▶ **Problem details**:
In the listing below, count each line containing "code" and answer with the count only.

▶ **Records**:

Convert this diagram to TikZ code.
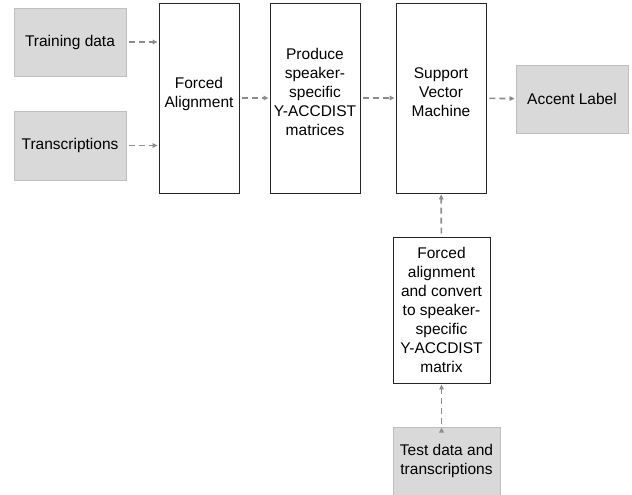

==

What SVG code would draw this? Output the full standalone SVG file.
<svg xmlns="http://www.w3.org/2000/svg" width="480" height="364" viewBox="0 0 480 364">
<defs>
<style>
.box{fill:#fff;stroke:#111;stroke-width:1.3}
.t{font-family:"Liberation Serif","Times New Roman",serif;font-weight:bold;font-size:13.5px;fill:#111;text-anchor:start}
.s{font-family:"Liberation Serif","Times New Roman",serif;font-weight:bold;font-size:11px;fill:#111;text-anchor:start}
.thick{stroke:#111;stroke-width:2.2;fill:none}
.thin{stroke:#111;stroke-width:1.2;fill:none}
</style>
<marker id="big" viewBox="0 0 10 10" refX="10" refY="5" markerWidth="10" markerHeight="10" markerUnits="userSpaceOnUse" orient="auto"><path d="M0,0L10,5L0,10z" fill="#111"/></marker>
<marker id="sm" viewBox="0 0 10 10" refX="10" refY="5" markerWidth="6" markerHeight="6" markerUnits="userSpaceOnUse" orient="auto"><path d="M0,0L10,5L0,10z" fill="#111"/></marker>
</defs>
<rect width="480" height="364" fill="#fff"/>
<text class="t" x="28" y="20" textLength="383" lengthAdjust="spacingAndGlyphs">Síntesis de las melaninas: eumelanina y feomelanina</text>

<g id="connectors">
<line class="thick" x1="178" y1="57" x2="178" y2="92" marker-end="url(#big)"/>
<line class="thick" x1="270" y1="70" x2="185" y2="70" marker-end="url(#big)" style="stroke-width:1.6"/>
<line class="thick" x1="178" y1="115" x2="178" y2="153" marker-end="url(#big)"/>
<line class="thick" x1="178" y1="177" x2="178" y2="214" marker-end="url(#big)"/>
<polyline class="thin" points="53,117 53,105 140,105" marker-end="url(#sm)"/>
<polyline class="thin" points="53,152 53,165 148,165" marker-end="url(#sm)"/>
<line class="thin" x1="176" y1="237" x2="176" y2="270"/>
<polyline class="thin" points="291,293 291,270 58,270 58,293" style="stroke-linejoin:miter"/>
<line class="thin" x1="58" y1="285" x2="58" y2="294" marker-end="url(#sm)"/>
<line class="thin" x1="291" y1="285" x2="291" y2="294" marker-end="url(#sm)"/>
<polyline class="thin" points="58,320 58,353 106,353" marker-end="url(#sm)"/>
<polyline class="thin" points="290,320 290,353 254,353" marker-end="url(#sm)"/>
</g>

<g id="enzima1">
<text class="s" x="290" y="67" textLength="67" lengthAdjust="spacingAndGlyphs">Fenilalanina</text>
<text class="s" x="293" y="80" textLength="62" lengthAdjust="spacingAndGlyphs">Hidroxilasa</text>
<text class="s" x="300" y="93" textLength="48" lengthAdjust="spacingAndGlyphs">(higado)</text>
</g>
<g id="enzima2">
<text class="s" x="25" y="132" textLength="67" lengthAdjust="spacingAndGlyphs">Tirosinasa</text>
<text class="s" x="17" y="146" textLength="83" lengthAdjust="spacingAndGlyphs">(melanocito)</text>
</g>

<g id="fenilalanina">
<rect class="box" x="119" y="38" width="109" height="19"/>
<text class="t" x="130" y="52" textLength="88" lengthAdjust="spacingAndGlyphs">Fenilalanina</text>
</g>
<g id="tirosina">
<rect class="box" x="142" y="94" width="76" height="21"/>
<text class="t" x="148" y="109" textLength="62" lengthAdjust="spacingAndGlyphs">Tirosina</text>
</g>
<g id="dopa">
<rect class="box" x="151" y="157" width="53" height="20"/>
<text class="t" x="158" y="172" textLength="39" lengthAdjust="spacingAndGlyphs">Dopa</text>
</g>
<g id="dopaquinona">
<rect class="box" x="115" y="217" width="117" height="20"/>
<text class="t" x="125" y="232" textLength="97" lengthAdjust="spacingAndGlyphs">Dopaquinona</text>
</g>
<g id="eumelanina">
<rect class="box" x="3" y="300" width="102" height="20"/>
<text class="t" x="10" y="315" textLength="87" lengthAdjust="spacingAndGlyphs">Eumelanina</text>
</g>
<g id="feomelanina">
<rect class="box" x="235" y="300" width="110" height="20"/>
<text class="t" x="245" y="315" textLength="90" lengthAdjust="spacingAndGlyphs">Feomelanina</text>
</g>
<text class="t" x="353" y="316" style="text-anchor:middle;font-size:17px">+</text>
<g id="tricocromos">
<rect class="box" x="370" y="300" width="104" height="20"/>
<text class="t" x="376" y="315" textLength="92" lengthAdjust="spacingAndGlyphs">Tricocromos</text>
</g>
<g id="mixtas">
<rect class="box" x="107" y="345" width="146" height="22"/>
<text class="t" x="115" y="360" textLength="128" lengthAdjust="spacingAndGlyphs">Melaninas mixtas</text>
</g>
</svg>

▶ **Result for this exercise**:
2